A relaxing ambiance and first-class service, the hotel is a welcome antidote to Cairo's busy streets.
Fairmont Nile City
After a stressful journey through Cairo's busy streets, arriving at the Fairmont Nile City is a rather calming experience. It could be the fact that the first thing you see and hear is a stunning William Pye fountain that reaches high up into the sky of the elegant, grandiose lobby. Or maybe that there are at least three smiling men on hand to take care of your bags and usher you to check-in coupled with the smell of fresh red roses that are almost as much of a feature as the fountain. Whatever it is, you are extremely happy to be there. And reluctant to go back to the real world.
The Fairmont Nile City is nestled between two towers where most of the major multinationals have offices. It is also close to Zamalek Island, one of the more pleasant districts to wander around, and a short drive from much of the culture on offer. At first sight, there is luxury and opulence, and Mercs with tinted windows all around. But you only have to glance to the right of the hotel or behind it, and you will see favela-style housing, a sort of crumbling concrete jungle that is home to thousands of low-income Egyptians.
The hotel, which opened in January, is set to become one of Cairo's hottest places to hang out. There are already two very pleasant spots: the Champagne bar where a South African duo play music from 9pm to 1am, and the Bar Kaya, a roof bar with swimming pool and stunning views across the city. Soon, the O Bar will open, a trendy, funky hangout serving sushi and fusion food.
All 566 rooms have a Nile view, so that's a great start. My room, although one of the more basic ones, is spacious and really comfortable. The bathroom has a window next to the bath that looks out to the bedroom. You can see the sun setting over the Nile as you soak. There is just enough furniture to turn it into a decent living space and not just a bedroom. The linen is Egyptian and sumptuous, the pillows among the most comfortable I have experienced, and I normally travel with my own pillow to avoid disappointment. For coffee addicts there is a Nespresso machine.

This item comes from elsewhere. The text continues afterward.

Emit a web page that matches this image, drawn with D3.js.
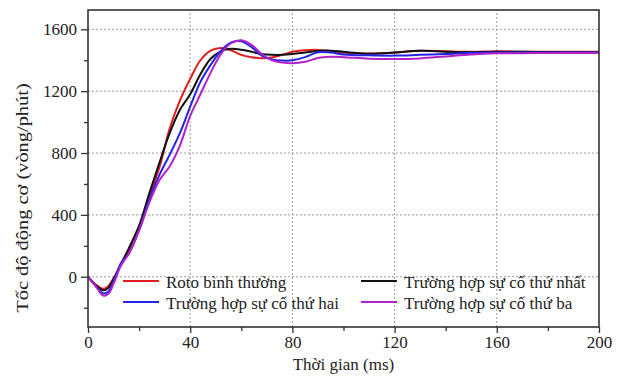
<!DOCTYPE html>
<html>
<head>
<meta charset="utf-8">
<script src="https://cdn.jsdelivr.net/npm/d3@7"></script>
<style>
  html, body { margin: 0; padding: 0; background: #fff; }
  svg { display: block; }
  text { font-family: "Liberation Serif", "Times New Roman", serif; fill: #222; }
</style>
</head>
<body>
<svg id="chart" width="621" height="376"></svg>
<script>
// Thời gian (ms)
const timeMs = [0, 3, 6, 8, 10, 13, 16, 20, 24, 28, 32, 36, 40, 44, 48, 52, 56, 60, 64, 68, 72, 76, 80, 85, 90, 95, 100, 110, 120, 130, 140, 150, 160, 170, 180, 190, 200];

// Tốc độ động cơ (vòng/phút) cho từng trường hợp
const rotoBinhThuong = [0, -50, -78, -60, -10, 80, 170, 320, 520, 710, 960, 1140, 1280, 1400, 1462, 1480, 1465, 1435, 1420, 1413, 1418, 1435, 1455, 1465, 1467, 1458, 1448, 1443, 1450, 1462, 1458, 1455, 1458, 1455, 1455, 1455, 1455];
const suCoThuNhat = [0, -55, -88, -72, -15, 85, 185, 330, 540, 740, 930, 1080, 1180, 1310, 1410, 1458, 1474, 1468, 1455, 1440, 1435, 1435, 1440, 1450, 1460, 1462, 1455, 1442, 1450, 1461, 1455, 1452, 1455, 1455, 1453, 1452, 1452];
const suCoThuHai = [0, -60, -108, -95, -30, 90, 150, 300, 500, 660, 790, 930, 1100, 1260, 1370, 1460, 1515, 1522, 1485, 1430, 1405, 1398, 1400, 1420, 1452, 1450, 1438, 1432, 1430, 1435, 1440, 1448, 1450, 1450, 1450, 1450, 1450];
const suCoThuBa = [0, -60, -122, -110, -45, 75, 150, 300, 480, 625, 715, 850, 1040, 1180, 1320, 1440, 1510, 1530, 1500, 1440, 1400, 1385, 1380, 1390, 1415, 1422, 1420, 1410, 1408, 1412, 1425, 1438, 1445, 1446, 1447, 1447, 1448];

const seriesNames = ["Roto bình thường", "Trường hợp sự cố thứ nhất", "Trường hợp sự cố thứ hai", "Trường hợp sự cố thứ ba"];
const seriesColors = ["#e11d1d", "#111111", "#2424e6", "#b222c8"];
const seriesValues = [rotoBinhThuong, suCoThuNhat, suCoThuHai, suCoThuBa];

const xTicks = [0, 40, 80, 120, 160, 200];
const yTicks = [0, 400, 800, 1200, 1600];

const margin = { left: 88, right: 22, top: 10, bottom: 49 };
const W = 621, H = 376;
const svg = d3.select("#chart");

const x = d3.scaleLinear().domain([0, 200]).range([margin.left, W - margin.right]);
const y = d3.scaleLinear().domain([-325, 1725]).range([H - margin.bottom, margin.top]);

const gridColor = "#9a9a9a";
// Lưới chấm
svg.append("g").selectAll("line.gy").data(yTicks).join("line")
  .attr("x1", x(0)).attr("x2", x(200))
  .attr("y1", d => y(d)).attr("y2", d => y(d))
  .attr("stroke", gridColor).attr("stroke-width", 1).attr("stroke-dasharray", "2,2");
svg.append("g").selectAll("line.gx").data(xTicks.filter(d => d > 0 && d < 200)).join("line")
  .attr("x1", d => x(d)).attr("x2", d => x(d))
  .attr("y1", y(-325)).attr("y2", y(1725))
  .attr("stroke", gridColor).attr("stroke-width", 1).attr("stroke-dasharray", "2,2");

// Đường cong tốc độ
const line = d3.line().x((d, i) => x(timeMs[i])).y(d => y(d)).curve(d3.curveCatmullRom.alpha(0.5));
const plot = svg.append("g");
seriesValues.forEach((vals, k) => {
  plot.append("path").datum(vals)
    .attr("d", line)
    .attr("fill", "none")
    .attr("stroke", seriesColors[k])
    .attr("stroke-width", 2)
    .attr("stroke-linejoin", "round");
});

// Trục
const axisColor = "#333";
const xAxis = d3.axisBottom(x).tickValues(d3.range(0, 201, 20)).tickSize(5).tickPadding(4)
  .tickFormat(d => xTicks.includes(d) ? d : "");
const gx = svg.append("g").attr("transform", `translate(0,${y(-325)})`).call(xAxis);
gx.selectAll(".tick line").attr("stroke", axisColor).attr("stroke-width", 1.3)
  .attr("y2", d => xTicks.includes(d) ? 6 : 4);
gx.select(".domain").remove();
gx.selectAll("text").style("font-size", "17px").attr("fill", "#333").attr("font-family", "Liberation Serif");

const yAxis = d3.axisLeft(y).tickValues(d3.range(-200, 1601, 200)).tickSize(6).tickPadding(5)
  .tickFormat(d => yTicks.includes(d) ? d : "");
const gy = svg.append("g").attr("transform", `translate(${x(0)},0)`).call(yAxis);
gy.selectAll(".tick line").attr("stroke", axisColor).attr("stroke-width", 1.3)
  .attr("x2", d => yTicks.includes(d) ? -7 : -4);
gy.select(".domain").remove();
gy.selectAll("text").style("font-size", "17px").attr("fill", "#333").attr("font-family", "Liberation Serif");

// Khung
svg.append("rect")
  .attr("x", x(0)).attr("y", y(1725))
  .attr("width", x(200) - x(0)).attr("height", y(-325) - y(1725))
  .attr("fill", "none").attr("stroke", axisColor).attr("stroke-width", 1.6);

// Tiêu đề trục
svg.append("text").attr("x", (x(0) + x(200)) / 2).attr("y", 370)
  .attr("text-anchor", "middle").style("font-size", "17px").text("Thời gian (ms)");
svg.append("text").attr("transform", "translate(28,198) rotate(-90) scale(1.2,1)")
  .attr("text-anchor", "middle").style("font-size", "17px").text("Tốc độ động cơ (vòng/phút)");

// Chú giải
const legendItems = [
  { name: seriesNames[0], color: seriesColors[0], lx: 123, ly: 281 },
  { name: seriesNames[2], color: seriesColors[2], lx: 123, ly: 302 },
  { name: seriesNames[1], color: seriesColors[1], lx: 361, ly: 281 },
  { name: seriesNames[3], color: seriesColors[3], lx: 361, ly: 302 }
];
const lg = svg.append("g").selectAll("g").data(legendItems).join("g");
lg.append("line")
  .attr("x1", d => d.lx).attr("x2", d => d.lx + 36)
  .attr("y1", d => d.ly).attr("y2", d => d.ly)
  .attr("stroke", d => d.color).attr("stroke-width", 2.2);
lg.append("text")
  .attr("x", d => d.lx + 43).attr("y", d => d.ly + 7)
  .style("font-size", "17px").text(d => d.name);
</script>
</body>
</html>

Frank Naboulsi, the vice president and general manager of the hotel, tells me they picked their 850 staff out of an initial pool of 12,638 applicants. It shows. The members of staff who I encounter are extremely professional and quick to anticipate every need. They are respectful without being obsequious, and charming.
In the interests of research I ate breakfast, lunch and dinner at the hotel every day, an experience I would recommend, assuming you can go on a diet afterwards. Breakfast in hotels the world over is pretty much the same, but my acid test is always to order poached eggs on toast. If they do these well you know you're dealing with professionals. My eggs were cooked to perfection, hard whites and runny warm yellows. Lunch at the Napa Grill was sublime: a salad that on the face of it sounds simple (iceberg lettuce, avocado and cherry tomatoes) but mixed with a dressing that made it extremely special. I followed this with a sea bass on bean purée with lime-grass sauce and chocolate fondue. Wonderful flavours and aromas. Dinner was at Saigon Bleu, the only hotel restaurant in Cairo with a female head chef. The poached salmon was perfectly cooked and the service impeccable. The restaurant itself was far too cold, though.
There is much to love here; the beautiful entrance hall, the great food, the free Wi-Fi, the little touches such as four choices of Egyptian oils that line the bath ready for you soak up, but my top tip is this: go for Fairmont Gold (or FG as it is known), when you stay. For an extra US$80 (Dh294) to $100 (Dh368) a night, depending on the room rate, you can upgrade to this business-class hotel within a hotel. You have a butler on hand 24 hours a day to do anything you need, from unpacking to bringing you deodorant (free, by the way) to locating AAA batteries. "Ask the butler before you go to bed and they will be there in the morning," I was told. And they were. Miraculous. Next time I'll ask for Rafael Nadal. FG also entitles you to access to the lounge where you can eat, drink and gaze at the Nile whenever you like.
The poor choice of television channels. Appalling sports choice and worse news choice. I had to rely on CNN for news, which is hopeless, because I don't care about baseball scores. Please install Sky or at least BBC World for my next visit. I also disliked the loud phone by the bar area on the otherwise sublime roof terrace; most distracting while I was researching the benefits of an afternoon kip by the pool. The spa and gym are yet to be completed, which was a shame, but a good excuse to come back.
I loved this hotel. The staff are universally excellent, the food gorgeous and the ambiance totally relaxing. There are also little touches such as the fresh flowers throughout the hotel and the stone scarab beetles placed by your bed as a good luck charm along with the first-class service that make you feel so welcome. I was not surprised to hear that their repeat bookings are already huge. I will certainly be going back as soon as I can.
The bottom line
Double rooms cost from $200 (Dh735) per night or $150 (Dh550) for a Fairmont Advance Savers Purchase with a non-refundable deposit. Fairmont Nile City hotel, Nile City Towers, Corniche El Nil, Ramlet Beaulac, Cairo (www.fairmont.com/nilecity; 00 20 22 461 9494).